NOTICES AND OFFERTORY 
Sheltering God,
as we offer these gifts to Your glory
and in celebration of Your embracing love – 
may You take also the gifts of our awareness,
our compassion,
and our desire to be more and more like You 
and build us into a sanctuary,
a safe-haven,
in which You are honoured
and life is shared and given
and all are kept safe from harm.
Amen.

CLOSING HYMN: Sizohamba naye


Easter 5 letter

To my fellow pilgrims on the path of resurrection life 

Last Saturday, mom and I spent a lovely afternoon at Tambea Kitchen and Garden learning a little more about gardening in Australia – and, more specifically, in Wagga’s difficult climate. (I won’t go into detail about the caramelised pear and ginger cake that we also enjoyed over afternoon tea but it definitely deserves a mention).  One idea that the presenter kept coming back to, however, was the importance of thinking about your entrance – whether you live on a farm, in a cottage, in the suburbs, and even in a flat. Your entrance not only makes a first and lasting impression, but it also tells people something about who you are and lets them know where you want them to go and what door you would like them to enter in by. 

Alongside Janice’s joy-filled induction service and the celebration of Mother’s Day (which becomes a little more awkward each year for many preachers due to our deepening awareness of who might feel left out or even be hurt by their memories), the myriad pictures of bold and creative entrances that we were shown has had me thinking a lot about how we extend God’s welcome to our community: 

~ what do our entrances say about us?
~ how do people know where to go?
~ does our welcome encourage them to enter through the door of our church and the Door of Life?
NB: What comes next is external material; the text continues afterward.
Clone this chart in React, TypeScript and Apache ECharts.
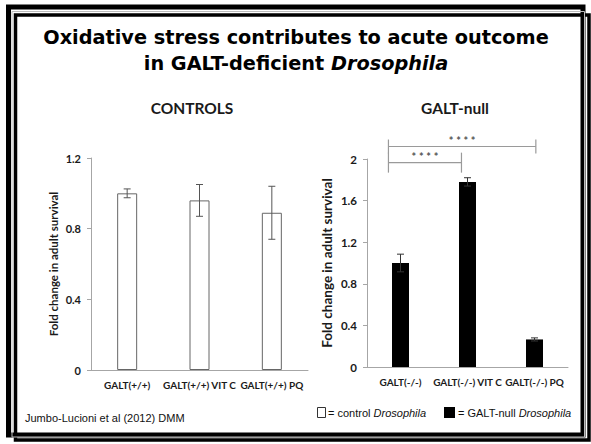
import { useEffect, useRef } from "react";
import * as echarts from "echarts";

const leftCategories = ["GALT(+/+)", "GALT(+/+) VIT C", "GALT(+/+) PQ"];
const leftValues = [1.0, 0.96, 0.89];
const leftErrors = [0.025, 0.09, 0.15];

const rightCategories = ["GALT(-/-)", "GALT(-/-) VIT C", "GALT(-/-) PQ"];
const rightValues = [1.0, 1.78, 0.265];
const rightErrors = [0.085, 0.04, 0.015];

// [fromIndex, fromOffset(band), toIndex, toOffset(band), level, label]
const brackets: [number, number, number, number, number, string][] = [
  [0, -0.18, 1, -0.09, 1.965, "****"],
  [0, -0.18, 2, 0.02, 2.12, "****"],
];

const AXIS_GRAY = "#a6a6a6";
const TEXT = "#1a1a1a";

function errorSeries(values: number[], errors: number[], idx: number, color: string) {
  return {
    type: "custom",
    xAxisIndex: idx,
    yAxisIndex: idx,
    z: 5,
    clip: false,
    data: values.map((v, i) => [i, v - errors[i], v + errors[i]]),
    encode: { x: 0, y: [1, 2] },
    renderItem: (_p: any, api: any) => {
      const x = api.value(0);
      const lo = api.coord([x, api.value(1)]);
      const hi = api.coord([x, api.value(2)]);
      const w = 3.5;
      const st = { stroke: color, lineWidth: 1 };
      return {
        type: "group",
        children: [
          { type: "line", shape: { x1: lo[0], y1: lo[1], x2: hi[0], y2: hi[1] }, style: st },
          { type: "line", shape: { x1: hi[0] - w, y1: hi[1], x2: hi[0] + w, y2: hi[1] }, style: st },
          { type: "line", shape: { x1: lo[0] - w, y1: lo[1], x2: lo[0] + w, y2: lo[1] }, style: st },
        ],
      };
    },
  };
}

const option: any = {
  animation: false,
  backgroundColor: "#fff",
  graphic: [
    { type: "rect", shape: { x: 8.5, y: 7, width: 574.5, height: 428 }, style: { fill: "none", stroke: "#000", lineWidth: 5 } },
    { type: "rect", shape: { x: 15.5, y: 15, width: 573.5, height: 425 }, style: { fill: "none", stroke: "#000", lineWidth: 3.5 } },
    { type: "rect", shape: { x: 12, y: 11.5, width: 572.5, height: 425.5 }, style: { fill: "none", stroke: "#bbb", lineWidth: 1 } },
    {
      type: "text",
      x: 296,
      y: 37,
      style: {
        text: "Oxidative stress contributes to acute outcome",
        fontFamily: "DejaVu Sans",
        fontWeight: "bold",
        fontSize: 19.3,
        fill: "#000",
        align: "center",
        verticalAlign: "middle",
      },
    },
    {
      type: "text",
      x: 296,
      y: 63,
      style: {
        text: "{n|in GALT-deficient }{i|Drosophila}",
        align: "center",
        verticalAlign: "middle",
        rich: {
          n: { fontFamily: "DejaVu Sans", fontWeight: "bold", fontSize: 19.3, fill: "#000" },
          i: { fontFamily: "DejaVu Sans", fontWeight: "bold", fontStyle: "italic", fontSize: 19.3, fill: "#000" },
        },
      },
    },
    {
      type: "text",
      x: 192,
      y: 108,
      style: { text: "CONTROLS", fontFamily: "Lato", fontWeight: "bold", fontSize: 15.5, fill: TEXT, align: "center", verticalAlign: "middle" },
    },
    {
      type: "text",
      x: 455,
      y: 108,
      style: { text: "GALT-null", fontFamily: "Lato", fontWeight: "bold", fontSize: 15.5, fill: TEXT, align: "center", verticalAlign: "middle" },
    },
    {
      type: "text",
      x: 25,
      y: 418,
      style: { text: "Jumbo-Lucioni et al (2012) DMM", fontFamily: "Liberation Sans", fontSize: 11, fill: "#111", verticalAlign: "middle" },
    },
    { type: "rect", shape: { x: 317.5, y: 407.5, width: 8, height: 10 }, style: { fill: "#fff", stroke: "#333", lineWidth: 1 } },
    {
      type: "text",
      x: 328,
      y: 412.5,
      style: {
        text: "{n|= control }{i|Drosophila}",
        verticalAlign: "middle",
        rich: {
          n: { fontFamily: "Liberation Sans", fontSize: 11, fill: "#111" },
          i: { fontFamily: "Liberation Sans", fontStyle: "italic", fontSize: 11, fill: "#111" },
        },
      },
    },
    { type: "rect", shape: { x: 444, y: 407, width: 11, height: 11 }, style: { fill: "#000" } },
    {
      type: "text",
      x: 458,
      y: 412.5,
      style: {
        text: "{n|= GALT-null }{i|Drosophila}",
        verticalAlign: "middle",
        rich: {
          n: { fontFamily: "Liberation Sans", fontSize: 11, fill: "#111" },
          i: { fontFamily: "Liberation Sans", fontStyle: "italic", fontSize: 11, fill: "#111" },
        },
      },
    },
  ],
  grid: [
    { left: 91, top: 158, width: 217, height: 212 },
    { left: 367, top: 159, width: 201, height: 208 },
  ],
  xAxis: [leftCategories, rightCategories].map((cats, i) => ({
    type: "category",
    gridIndex: i,
    data: cats,
    axisLine: { lineStyle: { color: AXIS_GRAY } },
    axisTick: { show: false },
    axisLabel: { interval: 0, margin: 10, fontFamily: "Lato", fontWeight: "bold", fontSize: 10, color: TEXT },
  })),
  yAxis: [
    { max: 1.2, fs: 11, nfs: 11.5, gap: 32 },
    { max: 2, fs: 11.5, nfs: 13.5, gap: 33 },
  ].map((c, i) => ({
    type: "value",
    gridIndex: i,
    min: 0,
    max: c.max,
    interval: 0.4,
    axisLine: { show: true, lineStyle: { color: AXIS_GRAY } },
    axisTick: { show: true, length: 4, lineStyle: { color: AXIS_GRAY } },
    splitLine: { show: false },
    axisLabel: { margin: 10, fontFamily: "Lato", fontWeight: "bold", fontSize: c.fs, color: TEXT },
    name: "Fold change in adult survival",
    nameLocation: "middle",
    nameRotate: 90,
    nameGap: c.gap,
    nameTextStyle: { fontFamily: "Lato", fontWeight: "bold", fontSize: c.nfs, color: TEXT },
  })),
  series: [
    {
      type: "bar",
      xAxisIndex: 0,
      yAxisIndex: 0,
      data: leftValues,
      barWidth: 20,
      itemStyle: { color: "#fff", borderColor: "#666", borderWidth: 1 },
    },
    {
      type: "bar",
      xAxisIndex: 1,
      yAxisIndex: 1,
      data: rightValues,
      barWidth: 17,
      itemStyle: { color: "#000" },
    },
    errorSeries(leftValues, leftErrors, 0, "#555"),
    errorSeries(rightValues, rightErrors, 1, "#333"),
    {
      type: "custom",
      xAxisIndex: 1,
      yAxisIndex: 1,
      z: 5,
      clip: false,
      data: brackets,
      renderItem: (params: any, api: any) => {
        const b = brackets[params.dataIndex];
        const band = api.size([1, 0])[0];
        const p0 = api.coord([b[0], b[4]]);
        const p1 = api.coord([b[2], b[4]]);
        const x0 = p0[0] + b[1] * band;
        const x1 = p1[0] + b[3] * band;
        const y = p0[1];
        const h = params.dataIndex === 0 ? 10 : 7;
        const st = { stroke: "#9a9a9a", lineWidth: 1.2 };
        return {
          type: "group",
          children: [
            { type: "line", shape: { x1: x0, y1: y, x2: x1, y2: y }, style: st },
            { type: "line", shape: { x1: x0, y1: y - h, x2: x0, y2: y + h }, style: st },
            { type: "line", shape: { x1: x1, y1: y - h, x2: x1, y2: y + h }, style: st },
            {
              type: "text",
              x: (x0 + x1) / 2,
              y: y - 6,
              style: { text: "* * * *", fill: "#555", fontFamily: "Lato", fontWeight: "bold", fontSize: 11, align: "center", verticalAlign: "middle" },
            },
          ],
        };
      },
    },
  ],
};

export default function App() {
  const ref = useRef<HTMLDivElement>(null);
  useEffect(() => {
    document.body.style.margin = "0";
    const chart = echarts.init(ref.current!, null, { renderer: "svg" });
    chart.setOption(option);
    return () => chart.dispose();
  }, []);
  return (
    <div
      ref={ref}
      style={{ position: "fixed", left: 0, top: 0, width: 591, height: 444, background: "#fff" }}
    />
  );
}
As we continue to journey with the book of Acts and the stories of the church coming to life in this season of Eastertide, we encounter the apostle Peter freshly returned from Joppa where many had come to profess faith in the resurrected Christ. His greeting by the believers in Jerusalem is not quite what we might expect:

“The apostles and the believers throughout Judea heard that the Gentiles also had received the word of God. So when Peter went up to Jerusalem, the circumcised believers criticized him and said, ‘You went into the house of uncircumcised men and ate with them.’”  Acts 11:1-2

And so Peter explains: 

~ his vision of God making what he considered impure clean,
~ the timely invitation to Caesarea,
~ and how he witnessed the gift of God’s Spirit to the Gentiles.

THEN the disciples rejoice at how God is opening up the way, expanding the kingdom to include those that they had not judged worthy! 

As Revelation 21:1-6 reminds us today: God is moving into the neighbourhood. Heaven, in Christ, is coming to earth. And the Church exists as a sign of this Truth.

As God makes God’s dwelling place with all people, I wonder how we can offer a cheerful entrance and a warm welcome rather than the unspoken 

“This venue reserves the right
to refuse admission to any person”

which shows on so many faces when the unexpected and “unwanted” show up. 

This week, may we be particularly aware of the opportunities to extend God’s welcome to friend and neighbour and stranger.